The mastermind behind Borgo Egnazia, its managing director, Aldo Melpignano, has transformed his family’s hotel business into a first class luxury resort that is affiliated to Leading Hotels of the World. Borgo Egnazia claims to promote “searching for experience (more than luxury)” and local heritage, emphasising “employee wellbeing and commitment”. “Working for Borgo Egnazia means connecting to something bigger than a job”, remarks Aldo Melpignano. Nevertheless, as a former Credit Suisse investment banker and Wharton School (also Trump’s alma mater) graduate, Aldo Melpignano is focused firmly on the bottom line. Indeed, the profits seem to be rolling in, with ADR, RevPAR and NOI all increasing at a double-digit pace since the property opened for business in 2010. A further 17% rise in NOI was projected for 2018.
Starhotels’ push into the south
Florence-based Starhotels was founded in 1980 by Ferruccio Fabri, an engineer, and today the chain is led by his daughter, Elisabetta Fabri, a graduate of the Ecole hôtelière de Lausanne, who is president and CEO. The group owns and operates 29 hotels with over 4,000 rooms, five of which are located abroad, and serves about 2 million guests annually.
In an interview, published at end September 2018 in L'Economia del Corriere della Sera, Elisabetta Fabri, CEO of Starthotels, Italy’s leading upscale and luxury chain, laid out the group’s plans for building luxury hotels in Sicily, Apulia and Campania (Amalfi Coast, south of Naples).
"We will continue to do everything in the family without foreign partners, not even private equity funds", she notes, asserting the typical desire of Italian family hotel operators to retain complete control over their business. "Our hotels are located in the heart of 14 destinations and convey all the love for Italy and its beauty. Now we look to the south; we are interested in Sicily and a high-end destination like Taormina (east coast of Sicily). Italy cannot be a low-cost destination”, she concludes.
Forte to expand in Italy
Sir Rocco Forte, the chairman of the luxury hotel company, Rocco Forte Hotels, has a special attachment to Italy, the country from which his father, the famous hotelier, Lord Forte, emigrated in 1912. With the help of his three adult children, Forte is planning to open five new luxury properties, to be located predominantly in Italy, over the coming two years.
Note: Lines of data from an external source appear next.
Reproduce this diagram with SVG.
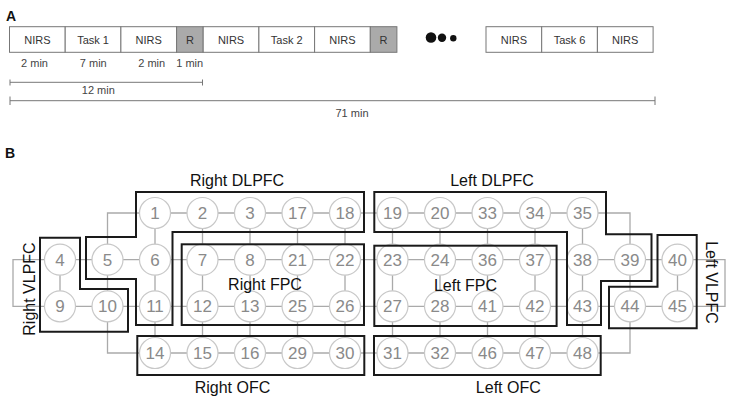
<svg xmlns="http://www.w3.org/2000/svg" width="733" height="403" viewBox="0 0 733 403">
<style>
text{font-family:"Liberation Sans",Arial,sans-serif}
.box{fill:#fff;stroke:#777;stroke-width:1}
.rbox{fill:#aaa;stroke:#777;stroke-width:1}
.bt{font-size:11px;fill:#333;text-anchor:middle}
.mt{font-size:11px;fill:#444;text-anchor:middle}
.bar{stroke:#777;stroke-width:1;fill:none}
.pl{font-size:14px;font-weight:bold;fill:#111}
.cn{stroke:#aaa;stroke-width:1.3;fill:none}
.nd circle{fill:#fff;stroke:#c8c8c8;stroke-width:1.2}
.nd text{font-size:17px;fill:#8a8a8a;text-anchor:middle}
.reg{fill:none;stroke:#1a1a1a;stroke-width:2}
.rl{font-size:16px;fill:#111;text-anchor:middle}
</style>
<rect width="733" height="403" fill="#fff"/>
<g id="panelA">
<text class="pl" x="6" y="21">A</text>
<g id="timeline">
<rect class="box" x="9.5" y="26.7" width="55.7" height="25.6"/><text class="bt" x="37.35" y="43.5">NIRS</text>
<rect class="box" x="65.2" y="26.7" width="55.7" height="25.6"/><text class="bt" x="93.05" y="43.5">Task 1</text>
<rect class="box" x="120.9" y="26.7" width="55.7" height="25.6"/><text class="bt" x="148.75" y="43.5">NIRS</text>
<rect class="rbox" x="176.6" y="26.7" width="26.6" height="25.6"/><text class="bt" x="189.9" y="43.5">R</text>
<rect class="box" x="203.2" y="26.7" width="55.7" height="25.6"/><text class="bt" x="231.05" y="43.5">NIRS</text>
<rect class="box" x="258.9" y="26.7" width="55.7" height="25.6"/><text class="bt" x="286.75" y="43.5">Task 2</text>
<rect class="box" x="314.6" y="26.7" width="55.7" height="25.6"/><text class="bt" x="342.45" y="43.5">NIRS</text>
<rect class="rbox" x="370.3" y="26.7" width="26.6" height="25.6"/><text class="bt" x="383.6" y="43.5">R</text>
<circle cx="431" cy="37.5" r="5.3" fill="#111"/>
<circle cx="442" cy="37.8" r="4.2" fill="#111"/>
<circle cx="453.3" cy="38.2" r="3.2" fill="#111"/>
<rect class="box" x="486" y="26.7" width="55.7" height="25.6"/><text class="bt" x="513.85" y="43.5">NIRS</text>
<rect class="box" x="541.7" y="26.7" width="55.7" height="25.6"/><text class="bt" x="569.55" y="43.5">Task 6</text>
<rect class="box" x="597.4" y="26.7" width="55.7" height="25.6"/><text class="bt" x="625.25" y="43.5">NIRS</text>
</g>
<g id="durations">
<text class="mt" x="34.5" y="66.5">2 min</text>
<text class="mt" x="93.3" y="66.5">7 min</text>
<text class="mt" x="151.7" y="66.5">2 min</text>
<text class="mt" x="189.7" y="66.5">1 min</text>
<path class="bar" d="M10 82.3H202.5M10 79.5V85.5M202.5 79.5V85.5"/>
<text class="mt" x="98.3" y="94">12 min</text>
<path class="bar" d="M10 100.7H655M10 96.5V105M655 96.5V105"/>
<text class="mt" x="352" y="116.5">71 min</text>
</g>
</g>
<g id="panelB">
<text class="pl" x="5" y="157.5">B</text>
<g id="connectors">
<path class="cn" d="M155 213H582.5M60 259.7H677.5M60 306.3H677.5M155 353H582.5"/>
<path class="cn" d="M60 259.7V306.3M107.5 259.7V306.3M155 213V353M202.5 213V353M250 213V353M297.5 213V353M345 213V353M392.5 213V353M440 213V353M487.5 213V353M535 213V353M582.5 213V353M630 259.7V306.3M677.5 259.7V306.3"/>
<path class="cn" d="M155 213H107.5V259.7M582.5 213H630V259.7M60 259.7H13V306.3H60M677.5 259.7H725V306.3H677.5M107.5 306.3V353H155M630 306.3V353H582.5"/>
</g>
<g id="n1" class="nd"><circle cx="155" cy="213" r="15.5"/><text x="155" y="219">1</text></g>
<g id="n2" class="nd"><circle cx="202.5" cy="213" r="15.5"/><text x="202.5" y="219">2</text></g>
<g id="n3" class="nd"><circle cx="250" cy="213" r="15.5"/><text x="250" y="219">3</text></g>
<g id="n17" class="nd"><circle cx="297.5" cy="213" r="15.5"/><text x="297.5" y="219">17</text></g>
<g id="n18" class="nd"><circle cx="345" cy="213" r="15.5"/><text x="345" y="219">18</text></g>
<g id="n19" class="nd"><circle cx="392.5" cy="213" r="15.5"/><text x="392.5" y="219">19</text></g>
<g id="n20" class="nd"><circle cx="440" cy="213" r="15.5"/><text x="440" y="219">20</text></g>
<g id="n33" class="nd"><circle cx="487.5" cy="213" r="15.5"/><text x="487.5" y="219">33</text></g>
<g id="n34" class="nd"><circle cx="535" cy="213" r="15.5"/><text x="535" y="219">34</text></g>
<g id="n35" class="nd"><circle cx="582.5" cy="213" r="15.5"/><text x="582.5" y="219">35</text></g>
<g id="n4" class="nd"><circle cx="60" cy="259.7" r="15.5"/><text x="60" y="265.7">4</text></g>
<g id="n5" class="nd"><circle cx="107.5" cy="259.7" r="15.5"/><text x="107.5" y="265.7">5</text></g>
<g id="n6" class="nd"><circle cx="155" cy="259.7" r="15.5"/><text x="155" y="265.7">6</text></g>
<g id="n7" class="nd"><circle cx="202.5" cy="259.7" r="15.5"/><text x="202.5" y="265.7">7</text></g>
<g id="n8" class="nd"><circle cx="250" cy="259.7" r="15.5"/><text x="250" y="265.7">8</text></g>
<g id="n21" class="nd"><circle cx="297.5" cy="259.7" r="15.5"/><text x="297.5" y="265.7">21</text></g>
<g id="n22" class="nd"><circle cx="345" cy="259.7" r="15.5"/><text x="345" y="265.7">22</text></g>
<g id="n23" class="nd"><circle cx="392.5" cy="259.7" r="15.5"/><text x="392.5" y="265.7">23</text></g>
<g id="n24" class="nd"><circle cx="440" cy="259.7" r="15.5"/><text x="440" y="265.7">24</text></g>
<g id="n36" class="nd"><circle cx="487.5" cy="259.7" r="15.5"/><text x="487.5" y="265.7">36</text></g>
<g id="n37" class="nd"><circle cx="535" cy="259.7" r="15.5"/><text x="535" y="265.7">37</text></g>
<g id="n38" class="nd"><circle cx="582.5" cy="259.7" r="15.5"/><text x="582.5" y="265.7">38</text></g>
<g id="n39" class="nd"><circle cx="630" cy="259.7" r="15.5"/><text x="630" y="265.7">39</text></g>
<g id="n40" class="nd"><circle cx="677.5" cy="259.7" r="15.5"/><text x="677.5" y="265.7">40</text></g>
<g id="n9" class="nd"><circle cx="60" cy="306.3" r="15.5"/><text x="60" y="312.3">9</text></g>
<g id="n10" class="nd"><circle cx="107.5" cy="306.3" r="15.5"/><text x="107.5" y="312.3">10</text></g>
<g id="n11" class="nd"><circle cx="155" cy="306.3" r="15.5"/><text x="155" y="312.3">11</text></g>
<g id="n12" class="nd"><circle cx="202.5" cy="306.3" r="15.5"/><text x="202.5" y="312.3">12</text></g>
<g id="n13" class="nd"><circle cx="250" cy="306.3" r="15.5"/><text x="250" y="312.3">13</text></g>
<g id="n25" class="nd"><circle cx="297.5" cy="306.3" r="15.5"/><text x="297.5" y="312.3">25</text></g>
<g id="n26" class="nd"><circle cx="345" cy="306.3" r="15.5"/><text x="345" y="312.3">26</text></g>
<g id="n27" class="nd"><circle cx="392.5" cy="306.3" r="15.5"/><text x="392.5" y="312.3">27</text></g>
<g id="n28" class="nd"><circle cx="440" cy="306.3" r="15.5"/><text x="440" y="312.3">28</text></g>
<g id="n41" class="nd"><circle cx="487.5" cy="306.3" r="15.5"/><text x="487.5" y="312.3">41</text></g>
<g id="n42" class="nd"><circle cx="535" cy="306.3" r="15.5"/><text x="535" y="312.3">42</text></g>
<g id="n43" class="nd"><circle cx="582.5" cy="306.3" r="15.5"/><text x="582.5" y="312.3">43</text></g>
<g id="n44" class="nd"><circle cx="630" cy="306.3" r="15.5"/><text x="630" y="312.3">44</text></g>
<g id="n45" class="nd"><circle cx="677.5" cy="306.3" r="15.5"/><text x="677.5" y="312.3">45</text></g>
<g id="n14" class="nd"><circle cx="155" cy="353" r="15.5"/><text x="155" y="359">14</text></g>
<g id="n15" class="nd"><circle cx="202.5" cy="353" r="15.5"/><text x="202.5" y="359">15</text></g>
<g id="n16" class="nd"><circle cx="250" cy="353" r="15.5"/><text x="250" y="359">16</text></g>
<g id="n29" class="nd"><circle cx="297.5" cy="353" r="15.5"/><text x="297.5" y="359">29</text></g>
<g id="n30" class="nd"><circle cx="345" cy="353" r="15.5"/><text x="345" y="359">30</text></g>
<g id="n31" class="nd"><circle cx="392.5" cy="353" r="15.5"/><text x="392.5" y="359">31</text></g>
<g id="n32" class="nd"><circle cx="440" cy="353" r="15.5"/><text x="440" y="359">32</text></g>
<g id="n46" class="nd"><circle cx="487.5" cy="353" r="15.5"/><text x="487.5" y="359">46</text></g>
<g id="n47" class="nd"><circle cx="535" cy="353" r="15.5"/><text x="535" y="359">47</text></g>
<g id="n48" class="nd"><circle cx="582.5" cy="353" r="15.5"/><text x="582.5" y="359">48</text></g>
<g id="rightDLPFC"><path class="reg" d="M136 192H364V232H172.5V325H136V279H86V237H136Z"/><text class="rl" x="237" y="186">Right DLPFC</text></g>
<g id="leftDLPFC"><path class="reg" d="M374.3 192H606V234.3H651.5V281H601V325H567V232H374.3Z"/><text class="rl" x="492" y="186">Left DLPFC</text></g>
<g id="rightVLPFC"><path class="reg" d="M40 237.7H80V289H128V331.7H40Z"/><text class="rl" transform="translate(34.5 289) rotate(-90)">Right VLPFC</text></g>
<g id="leftVLPFC"><path class="reg" d="M657.5 235H696.7V328.3H609V286.7H657.5Z"/><text class="rl" transform="translate(705.5 282.5) rotate(90)">Left VLPFC</text></g>
<g id="rightFPC"><rect class="reg" x="181.7" y="244.3" width="182.3" height="80.7"/><text class="rl" x="265" y="290">Right FPC</text></g>
<g id="leftFPC"><rect class="reg" x="374.3" y="245.7" width="182.3" height="80.3"/><text class="rl" x="465.5" y="290.5">Left FPC</text></g>
<g id="rightOFC"><rect class="reg" x="137.3" y="336" width="227" height="39"/><text class="rl" x="232.5" y="393">Right OFC</text></g>
<g id="leftOFC"><rect class="reg" x="374" y="336" width="226.7" height="39"/><text class="rl" x="508.3" y="393">Left OFC</text></g>
</g>
</svg>
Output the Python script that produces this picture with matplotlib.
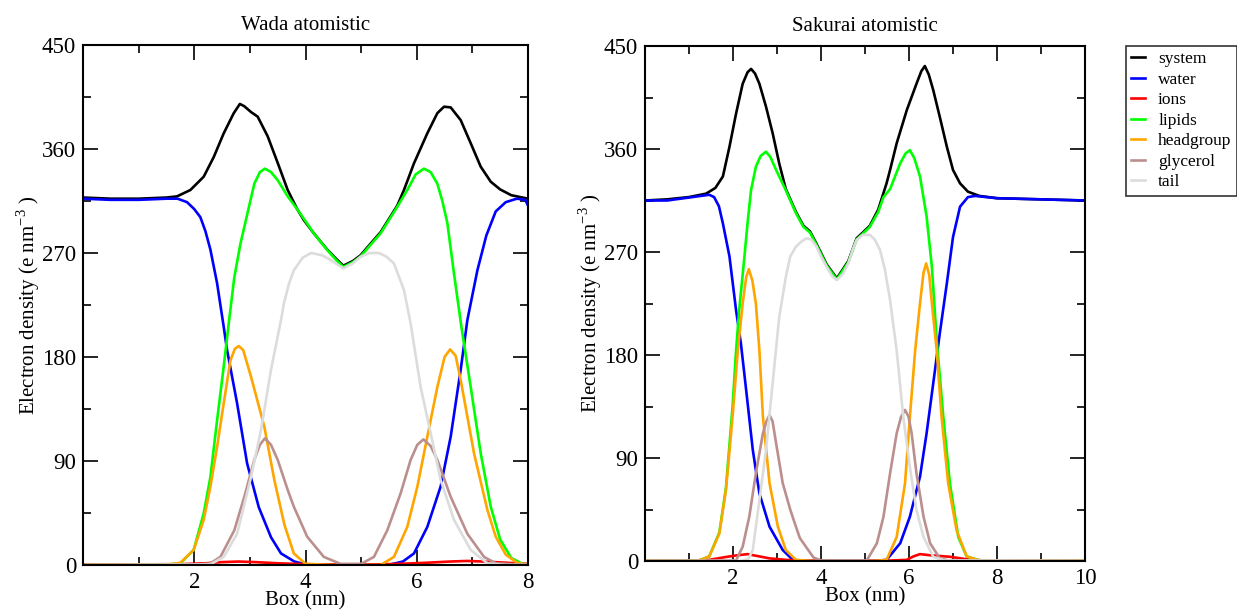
import matplotlib
matplotlib.use('Agg')
import matplotlib.pyplot as plt
from matplotlib.ticker import MultipleLocator

plt.rcParams['font.family'] = ['Liberation Serif', 'DejaVu Serif']
plt.rcParams['mathtext.fontset'] = 'custom'
plt.rcParams['mathtext.rm'] = 'Liberation Serif'

# ---- Wada atomistic (left) ----
wada_system_x = [0, 0.5, 1.0, 1.5, 1.69, 1.93, 2.17, 2.35, 2.53, 2.71, 2.82, 2.9, 3.02, 3.14, 3.32, 3.5,
                 3.68, 3.85, 3.97, 4.15, 4.39, 4.55, 4.68, 4.85, 4.99, 5.15, 5.35, 5.65, 5.77, 5.95, 6.19,
                 6.37, 6.49, 6.61, 6.79, 6.97, 7.15, 7.33, 7.5, 7.7, 8.0]
wada_system_y = [318, 317, 317, 318, 319, 324.5, 336, 353, 373.6, 391, 399, 397, 392, 388, 371, 348,
                 324.5, 308, 298.5, 287, 273, 265, 259, 263, 268, 277, 288, 311, 324.5, 347.6, 373.6,
                 391, 396.6, 396, 385, 365, 344.7, 331.7, 325, 320, 317]

wada_water_x = [0, 0.5, 1.0, 1.5, 1.7, 1.87, 2.0, 2.11, 2.2, 2.29, 2.41, 2.53, 2.59, 2.77, 2.95, 3.16,
                3.38, 3.56, 3.8, 4.0, 4.5, 5.0, 5.53, 5.75, 5.95, 6.19, 6.43, 6.61, 6.79, 6.91, 7.09,
                7.25, 7.42, 7.6, 7.8, 7.95, 8.0]
wada_water_y = [317, 316, 316, 317, 317, 314, 308, 301, 289, 273, 244, 206, 186, 140, 88, 50,
                24, 10, 3, 0.5, 0, 0, 0.5, 3, 10, 33, 68, 111, 169, 212, 255,
                285, 306, 314, 317, 316, 311]

wada_ions_x = [0, 1, 1.8, 2.2, 2.5, 2.8, 3.1, 3.5, 4.0, 4.7, 5.4, 5.8, 6.2, 6.6, 6.9, 7.2, 7.6, 8.0]
wada_ions_y = [0.5, 0.5, 0.8, 1.5, 2.5, 3, 2.5, 1.5, 0.7, 0.3, 0.6, 1.2, 2, 3, 3.5, 3, 2, 1]

wada_lipids_x = [0, 1.0, 1.5, 1.75, 1.99, 2.17, 2.29, 2.41, 2.53, 2.62, 2.72, 2.83, 2.95, 3.08, 3.18,
                 3.27, 3.38, 3.5, 3.68, 3.85, 4.15, 4.39, 4.55, 4.68, 4.85, 4.99, 5.15, 5.35, 5.65,
                 5.83, 5.98, 6.13, 6.25, 6.37, 6.46, 6.55, 6.67, 6.8, 6.97, 7.15, 7.33, 7.5, 7.7, 7.9, 8.0]
wada_lipids_y = [0, 0, 0.3, 1.5, 13, 44.7, 76, 125, 172, 209, 249, 278, 303, 330, 340,
                 343, 340, 333, 319, 308, 287, 272.6, 264, 258, 262, 267, 276, 287, 310,
                 324.5, 338, 343, 340, 330, 315, 296, 252, 207, 154, 96.6, 50.5, 22, 6, 1, 0.3]

wada_head_x = [0, 1.5, 1.75, 1.99, 2.17, 2.29, 2.41, 2.53, 2.65, 2.73, 2.8, 2.88, 3.02, 3.26, 3.44,
               3.62, 3.79, 4.0, 4.5, 5.0, 5.35, 5.59, 5.83, 6.01, 6.19, 6.37, 6.5, 6.6, 6.7, 6.79,
               7.03, 7.27, 7.42, 7.6, 7.8, 8.0]
wada_head_y = [0, 0, 2, 13, 39, 67.7, 102, 140, 177, 187, 189.5, 186, 163, 119.7, 73.5,
               35, 10, 1, 0, 0, 0, 7, 33, 67.7, 111, 154, 180, 186.6, 181, 160,
               96.6, 47.6, 24.5, 9, 2, 0]

wada_glyc_x = [0, 2.0, 2.29, 2.47, 2.72, 2.9, 3.08, 3.18, 3.27, 3.38, 3.5, 3.68, 3.79, 4.03, 4.33,
               4.63, 5.0, 5.23, 5.47, 5.71, 5.89, 6.01, 6.12, 6.25, 6.37, 6.61, 6.91, 7.21, 7.42, 8.0]
wada_glyc_y = [0, 0, 1.5, 7, 30, 59, 91, 104, 109.6, 104, 91, 65, 50.5, 24.5, 7,
               1, 1, 7, 30, 62, 91, 104, 108.7, 103, 91, 59, 27, 7, 1.5, 0]

wada_tail_x = [0, 2.29, 2.53, 2.77, 3.02, 3.2, 3.38, 3.56, 3.61, 3.7, 3.79, 3.95, 4.1, 4.3, 4.45,
               4.68, 4.85, 4.99, 5.15, 5.32, 5.45, 5.59, 5.77, 5.89, 6.07, 6.25, 6.43, 6.67, 6.97,
               7.27, 7.6, 8.0]
wada_tail_y = [0, 0.5, 7, 27, 76, 117, 169, 212, 226, 243, 255, 266, 270, 268, 264,
               256.7, 261, 266.8, 270, 270, 267, 261, 238, 209, 154, 114, 73.5, 39, 13,
               1.5, 0, 0]

# ---- Sakurai atomistic (right) ----
sak_system_x = [0, 0.5, 1.0, 1.39, 1.6, 1.77, 1.92, 2.07, 2.22, 2.33, 2.41, 2.5, 2.6, 2.75, 2.9, 3.05,
                3.2, 3.43, 3.6, 3.75, 3.9, 4.13, 4.36, 4.62, 4.81, 4.95, 5.11, 5.3, 5.49, 5.57, 5.72,
                5.95, 6.17, 6.28, 6.36, 6.45, 6.55, 6.7, 6.86, 7.0, 7.16, 7.34, 7.6, 8.0, 9.0, 10.0]
sak_system_y = [315, 316, 318, 321, 326, 336, 362, 391, 417, 427, 430, 426, 417, 397, 374, 347.5,
                325, 305, 293, 288, 277, 259, 247, 262, 282, 287, 293, 307, 330, 341.7, 365,
                394, 417, 428, 432.5, 425, 411.6, 388, 362, 341.7, 330, 322.7, 319, 317, 316, 315]

sak_water_x = [0, 0.5, 1.08, 1.46, 1.57, 1.68, 1.77, 1.92, 2.07, 2.18, 2.3, 2.45, 2.6, 2.83, 3.13,
               3.36, 3.7, 4.4, 5.2, 5.49, 5.8, 6.02, 6.25, 6.4, 6.55, 6.7, 6.86, 7.0, 7.16, 7.34,
               7.5, 8.0, 9.0, 10.0]
sak_water_y = [315, 315, 318, 320, 318, 310, 295, 266, 219, 190, 149, 97, 59, 30, 9.6,
               1, 0, 0, 0, 1, 15.5, 38.7, 73.7, 111.6, 155, 199, 242.6, 283, 309.6, 318,
               319, 317, 316, 315]

sak_ions_x = [0, 1.0, 1.46, 1.84, 2.1, 2.33, 2.6, 2.83, 3.2, 3.6, 4.5, 5.5, 5.95, 6.1, 6.25, 6.48,
              6.93, 7.31, 7.7, 8.5, 10]
sak_ions_y = [0.3, 0.3, 1, 3.5, 5, 6, 4, 2.3, 1, 0.3, 0, 0.3, 1, 4, 6, 5,
              3.7, 1.5, 0.5, 0.2, 0.2]

sak_lipids_x = [0, 1.0, 1.23, 1.46, 1.69, 1.84, 1.99, 2.07, 2.14, 2.26, 2.33, 2.41, 2.52, 2.63, 2.75,
                2.85, 2.98, 3.2, 3.43, 3.6, 3.75, 3.9, 4.13, 4.36, 4.62, 4.81, 4.95, 5.11, 5.3, 5.42,
                5.57, 5.8, 5.92, 6.02, 6.12, 6.25, 6.4, 6.52, 6.63, 6.78, 6.93, 7.12, 7.31, 7.6, 8.0, 10.0]
sak_lipids_y = [0, 0, 0.5, 4, 25, 64, 135, 184, 219, 266, 295, 324, 344.5, 354, 357.6,
                353, 341.7, 324, 304, 292, 287, 276, 258, 246, 261, 281, 286, 292, 305, 318,
                325, 347.5, 356, 359, 352, 336, 301, 257, 193, 126, 68, 21, 4, 0.5, 0, 0]

sak_head_x = [0, 1.0, 1.23, 1.46, 1.69, 1.84, 1.99, 2.11, 2.22, 2.3, 2.36, 2.44, 2.52, 2.6, 2.68,
              2.83, 3.02, 3.2, 3.43, 3.8, 5.2, 5.49, 5.72, 5.91, 6.02, 6.14, 6.25, 6.33, 6.39, 6.46,
              6.52, 6.63, 6.74, 6.89, 7.08, 7.31, 7.6, 10.0]
sak_head_y = [0, 0, 0.5, 4, 24, 62, 126, 184, 225, 248, 255, 245, 225, 184, 126,
              68, 30, 9.6, 1, 0, 0, 1, 21, 68, 126, 184, 225, 252, 260, 250,
              225, 184, 126, 68, 27, 4, 0.5, 0]

sak_glyc_x = [0, 2.07, 2.22, 2.37, 2.52, 2.68, 2.76, 2.83, 2.9, 2.98, 3.13, 3.3, 3.43, 3.52, 3.83,
              4.0, 5.04, 5.27, 5.42, 5.57, 5.72, 5.82, 5.91, 5.99, 6.06, 6.17, 6.33, 6.48, 6.7, 6.9, 10.0]
sak_glyc_y = [0, 0.5, 12.5, 38.7, 76.6, 111.6, 122, 127.6, 122, 102.8, 68, 45, 30, 20, 3,
              0.5, 0.5, 15.5, 38.7, 76.6, 111.6, 126, 132, 126, 111.6, 76.6, 38.7, 15.5, 2.3, 0.5, 0]

sak_tail_x = [0, 2.2, 2.35, 2.45, 2.6, 2.75, 2.9, 3.05, 3.2, 3.3, 3.43, 3.55, 3.67, 3.78, 3.9, 4.0,
              4.13, 4.25, 4.36, 4.5, 4.62, 4.72, 4.81, 4.95, 5.11, 5.22, 5.34, 5.45, 5.57, 5.72, 5.87,
              6.02, 6.17, 6.33, 6.55, 6.8, 10.0]
sak_tail_y = [0, 0, 2, 9.6, 53, 97, 155, 213, 248, 266, 274.6, 279, 282, 281, 274.6, 266,
              257, 249, 245.5, 251, 260, 272, 280.5, 285, 285, 281, 272, 255, 228, 184, 126,
              82, 44.6, 21, 3.7, 0.5, 0]

labels = ['system', 'water', 'ions', 'lipids', 'headgroup', 'glycerol', 'tail']
colors = ['black', '#0000ff', '#ff0000', '#00ff00', '#ffa500', '#bc8f8f', '#dcdcdc']

wada = [(wada_system_x, wada_system_y), (wada_water_x, wada_water_y), (wada_ions_x, wada_ions_y),
        (wada_lipids_x, wada_lipids_y), (wada_head_x, wada_head_y), (wada_glyc_x, wada_glyc_y),
        (wada_tail_x, wada_tail_y)]
sakurai = [(sak_system_x, sak_system_y), (sak_water_x, sak_water_y), (sak_ions_x, sak_ions_y),
           (sak_lipids_x, sak_lipids_y), (sak_head_x, sak_head_y), (sak_glyc_x, sak_glyc_y),
           (sak_tail_x, sak_tail_y)]

fig = plt.figure(figsize=(12.37, 6.10), dpi=100)
ax1 = fig.add_axes([83 / 1237, 1 - 565 / 610, 445 / 1237, 520 / 610])
ax2 = fig.add_axes([645 / 1237, 1 - 561 / 610, 440 / 1237, 515 / 610])


def style(ax, title, xmax):
    ax.set_xlim(0, xmax)
    ax.set_ylim(0, 450)
    ax.xaxis.set_minor_locator(MultipleLocator(1))
    ax.yaxis.set_major_locator(MultipleLocator(90))
    ax.yaxis.set_minor_locator(MultipleLocator(45))
    ax.set_xticks([t for t in range(2, xmax + 1, 2)])
    ax.tick_params(which='both', direction='in', top=True, right=True, width=1.2, labelsize=16.5)
    ax.tick_params(which='major', length=11, pad=5)
    ax.tick_params(which='minor', length=5.5)
    for s in ax.spines.values():
        s.set_linewidth(1.5)
    ax.set_title(title, fontsize=15, pad=11)
    ax.set_xlabel('Box (nm)', fontsize=15, labelpad=-1)
    ax.set_ylabel('Electron density (e nm$^{\\mathregular{-3}}$ )', fontsize=15, labelpad=0)


for ax, series, title, xmax in [(ax1, wada, 'Wada atomistic', 8), (ax2, sakurai, 'Sakurai atomistic', 10)]:
    for (xs, ys), lab, col in zip(series, labels, colors):
        ax.plot(xs, ys, color=col, lw=1.9, label=lab)
    style(ax, title, xmax)

handles, labs = ax2.get_legend_handles_labels()
leg = fig.legend(handles, labs, loc='upper left', bbox_to_anchor=(1126 / 1237, 1 - 46 / 610),
                 fontsize=12.5, frameon=True, fancybox=False, handlelength=0.8, handletextpad=0.75,
                 labelspacing=0.25, borderpad=0.3, borderaxespad=0)
leg.get_frame().set_edgecolor('black')
leg.get_frame().set_linewidth(1.2)

fig.savefig('out.png', dpi=100)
“They have a much younger perspective and are not afraid to tell me what they think. And I think it adds value to the business in that way,” states Forte, who adds that, “It also gives a feeling of continuity to the business as there is a greater family presence in the hotels themselves.”
Among the London-based group’s first new openings in seven years are four properties in Italy. The Hotel de la Ville in Rome and the Masseria Torre Maizza in Apulia are scheduled to open in May 2019, as well as the first Rocco Forte House luxury serviced apartment in Rome in September. The iconic Grand Hotel Villa Igiea will reopen in Palermo, Sicily, in 2020.
Given his Italian origins and business relationships, Forte intends to continue to search for opportunities in Italy. The group already operates the Hotel de Russie in Rome, the Verdura Resort in Sicily and Florence's Savoy Hotel, which underwent a major renovation in 2017. “I want to complete the network in Italy. I want to be in Milan, Venice and the Amalfi Coast,” Forte remarks, adding that, “I can do probably quite a number of smaller hotels in the cultural cities, as well.”
Forte is especially excited about the revival of the Grand Hotel Villa Igiea in Palermo, which was built at the beginning of the 20th century and had a history of hosting royalty and Hollywood film stars before falling into disrepair. “It's a Libertine-style building, and it's a little jewel,” he notes, adding that, “It coincides with a renewed interest in Sicily as a tourist destination, and Palermo itself is having a bit of a revival. Many people are buying old houses there and palaces and doing them up.”